EXERCISE
Retype, exactly as they stand, the lines from the start of the data to the line that contains "const yMin = 0, yMax = 60, yStep = 10;", both ends included. Leave the pictures out.

RECORDED DATA
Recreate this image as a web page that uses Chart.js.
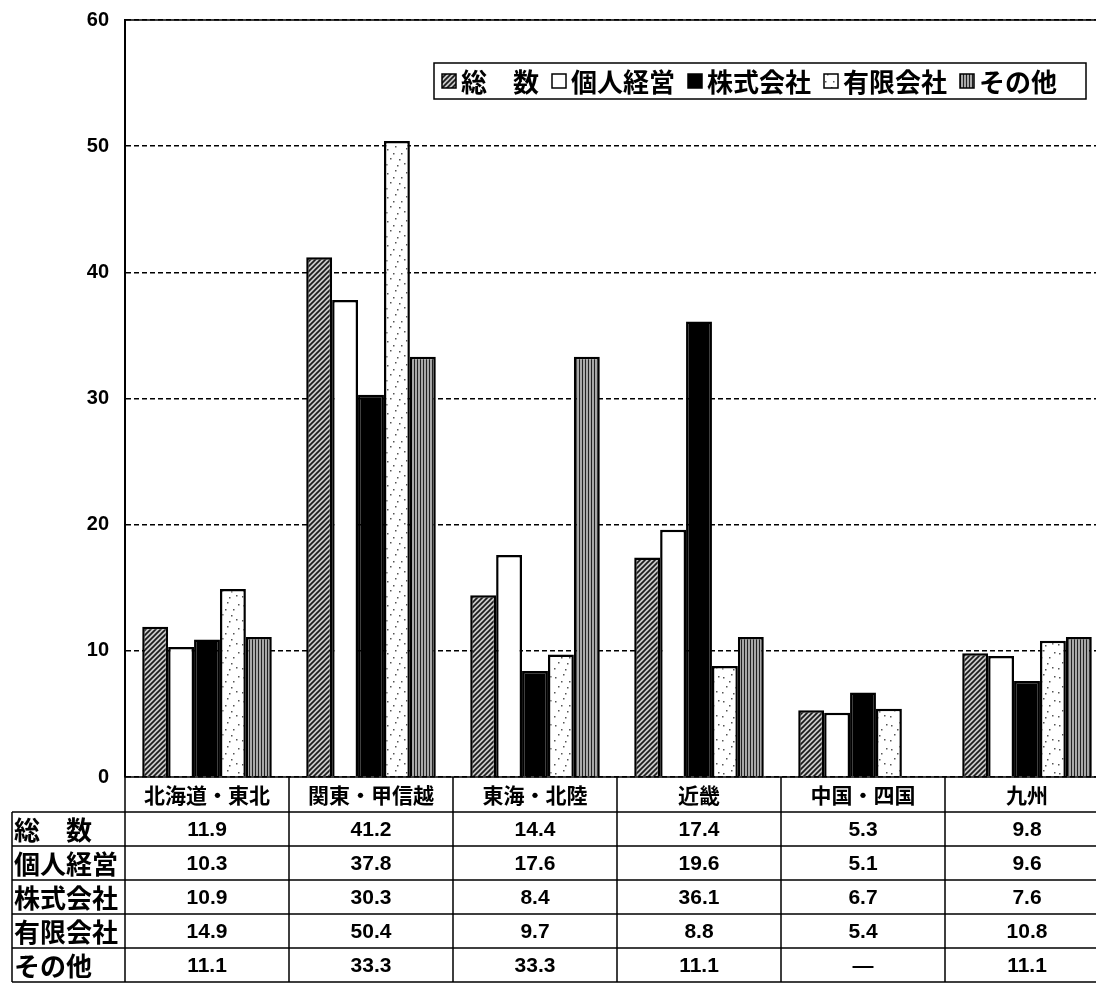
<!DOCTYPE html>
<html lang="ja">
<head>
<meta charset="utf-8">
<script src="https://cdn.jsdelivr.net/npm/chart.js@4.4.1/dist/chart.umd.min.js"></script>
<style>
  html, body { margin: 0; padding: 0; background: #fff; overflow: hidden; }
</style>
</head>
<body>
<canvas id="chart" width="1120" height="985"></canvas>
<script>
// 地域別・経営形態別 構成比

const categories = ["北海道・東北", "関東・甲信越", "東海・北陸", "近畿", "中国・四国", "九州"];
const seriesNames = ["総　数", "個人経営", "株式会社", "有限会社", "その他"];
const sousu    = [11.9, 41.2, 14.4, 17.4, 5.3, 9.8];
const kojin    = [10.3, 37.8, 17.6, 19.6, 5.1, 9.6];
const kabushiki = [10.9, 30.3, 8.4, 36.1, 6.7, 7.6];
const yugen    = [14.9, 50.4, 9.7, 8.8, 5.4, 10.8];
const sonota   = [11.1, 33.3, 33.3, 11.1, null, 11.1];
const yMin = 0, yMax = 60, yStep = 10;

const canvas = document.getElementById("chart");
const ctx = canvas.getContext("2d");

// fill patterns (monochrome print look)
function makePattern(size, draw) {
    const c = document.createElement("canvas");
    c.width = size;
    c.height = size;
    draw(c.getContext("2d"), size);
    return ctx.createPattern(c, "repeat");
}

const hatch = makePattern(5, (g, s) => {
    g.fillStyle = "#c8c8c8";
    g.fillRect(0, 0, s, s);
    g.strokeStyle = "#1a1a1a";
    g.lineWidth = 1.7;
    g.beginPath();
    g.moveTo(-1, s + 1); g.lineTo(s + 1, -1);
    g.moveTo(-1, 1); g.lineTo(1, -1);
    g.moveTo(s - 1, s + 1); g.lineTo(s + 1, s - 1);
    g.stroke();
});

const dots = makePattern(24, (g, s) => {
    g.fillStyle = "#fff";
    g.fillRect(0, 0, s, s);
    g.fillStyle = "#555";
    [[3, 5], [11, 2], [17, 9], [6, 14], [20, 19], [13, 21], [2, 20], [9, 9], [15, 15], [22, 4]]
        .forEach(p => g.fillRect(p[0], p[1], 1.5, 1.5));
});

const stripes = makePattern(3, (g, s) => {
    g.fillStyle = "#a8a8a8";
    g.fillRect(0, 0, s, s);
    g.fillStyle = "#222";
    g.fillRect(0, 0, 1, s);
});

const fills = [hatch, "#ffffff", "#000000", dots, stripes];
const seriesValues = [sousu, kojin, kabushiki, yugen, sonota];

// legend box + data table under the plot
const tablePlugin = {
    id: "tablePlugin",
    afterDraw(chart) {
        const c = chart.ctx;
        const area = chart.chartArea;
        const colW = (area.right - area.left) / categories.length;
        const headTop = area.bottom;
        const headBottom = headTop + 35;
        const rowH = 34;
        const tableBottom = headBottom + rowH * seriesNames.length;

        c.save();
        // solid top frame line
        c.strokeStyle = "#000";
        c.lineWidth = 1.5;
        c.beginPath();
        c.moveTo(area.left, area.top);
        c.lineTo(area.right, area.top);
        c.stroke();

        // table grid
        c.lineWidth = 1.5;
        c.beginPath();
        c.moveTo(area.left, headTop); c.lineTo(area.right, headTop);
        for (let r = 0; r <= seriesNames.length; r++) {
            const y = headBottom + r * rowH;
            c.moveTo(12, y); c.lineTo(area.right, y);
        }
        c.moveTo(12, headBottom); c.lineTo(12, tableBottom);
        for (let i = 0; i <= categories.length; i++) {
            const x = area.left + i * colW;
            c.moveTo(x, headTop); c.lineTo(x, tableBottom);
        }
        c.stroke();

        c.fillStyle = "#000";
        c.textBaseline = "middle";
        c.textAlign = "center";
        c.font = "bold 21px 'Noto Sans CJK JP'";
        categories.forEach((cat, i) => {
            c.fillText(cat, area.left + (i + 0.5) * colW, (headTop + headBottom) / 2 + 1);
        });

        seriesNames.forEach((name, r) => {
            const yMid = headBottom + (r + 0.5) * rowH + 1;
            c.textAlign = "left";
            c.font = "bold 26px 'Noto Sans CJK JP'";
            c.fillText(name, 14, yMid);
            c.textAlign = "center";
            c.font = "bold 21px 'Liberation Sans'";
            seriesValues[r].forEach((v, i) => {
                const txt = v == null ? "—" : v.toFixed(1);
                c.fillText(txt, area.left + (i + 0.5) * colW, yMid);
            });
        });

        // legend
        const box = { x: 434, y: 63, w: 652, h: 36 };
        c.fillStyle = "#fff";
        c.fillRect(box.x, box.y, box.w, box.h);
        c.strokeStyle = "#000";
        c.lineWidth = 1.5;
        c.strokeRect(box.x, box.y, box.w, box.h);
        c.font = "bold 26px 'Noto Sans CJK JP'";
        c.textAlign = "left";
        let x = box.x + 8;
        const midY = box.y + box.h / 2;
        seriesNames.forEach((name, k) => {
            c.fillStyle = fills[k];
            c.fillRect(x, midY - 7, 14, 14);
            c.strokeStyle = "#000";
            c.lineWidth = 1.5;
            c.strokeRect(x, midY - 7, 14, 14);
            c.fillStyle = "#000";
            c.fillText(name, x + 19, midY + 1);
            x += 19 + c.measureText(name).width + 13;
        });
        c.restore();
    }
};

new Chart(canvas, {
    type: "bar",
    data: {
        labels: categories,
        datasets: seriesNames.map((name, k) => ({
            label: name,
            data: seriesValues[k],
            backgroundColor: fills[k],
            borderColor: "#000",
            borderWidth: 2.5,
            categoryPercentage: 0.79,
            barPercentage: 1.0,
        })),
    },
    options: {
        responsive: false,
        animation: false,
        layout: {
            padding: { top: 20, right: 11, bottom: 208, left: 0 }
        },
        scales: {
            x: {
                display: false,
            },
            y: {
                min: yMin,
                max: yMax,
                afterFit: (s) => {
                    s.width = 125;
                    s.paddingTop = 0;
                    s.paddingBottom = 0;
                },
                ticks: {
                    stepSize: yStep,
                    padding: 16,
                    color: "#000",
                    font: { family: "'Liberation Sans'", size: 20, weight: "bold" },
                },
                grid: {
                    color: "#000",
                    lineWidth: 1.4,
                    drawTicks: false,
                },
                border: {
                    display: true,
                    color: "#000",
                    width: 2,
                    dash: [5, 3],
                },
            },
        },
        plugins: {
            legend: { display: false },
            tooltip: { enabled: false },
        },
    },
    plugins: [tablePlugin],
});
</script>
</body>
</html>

SOLUTION
Recreate this image as a web page that uses Chart.js.
<!DOCTYPE html>
<html lang="ja">
<head>
<meta charset="utf-8">
<script src="https://cdn.jsdelivr.net/npm/chart.js@4.4.1/dist/chart.umd.min.js"></script>
<style>
  html, body { margin: 0; padding: 0; background: #fff; overflow: hidden; }
</style>
</head>
<body>
<canvas id="chart" width="1120" height="985"></canvas>
<script>
// 地域別・経営形態別 構成比

const categories = ["北海道・東北", "関東・甲信越", "東海・北陸", "近畿", "中国・四国", "九州"];
const seriesNames = ["総　数", "個人経営", "株式会社", "有限会社", "その他"];
const sousu    = [11.9, 41.2, 14.4, 17.4, 5.3, 9.8];
const kojin    = [10.3, 37.8, 17.6, 19.6, 5.1, 9.6];
const kabushiki = [10.9, 30.3, 8.4, 36.1, 6.7, 7.6];
const yugen    = [14.9, 50.4, 9.7, 8.8, 5.4, 10.8];
const sonota   = [11.1, 33.3, 33.3, 11.1, null, 11.1];
const yMin = 0, yMax = 60, yStep = 10;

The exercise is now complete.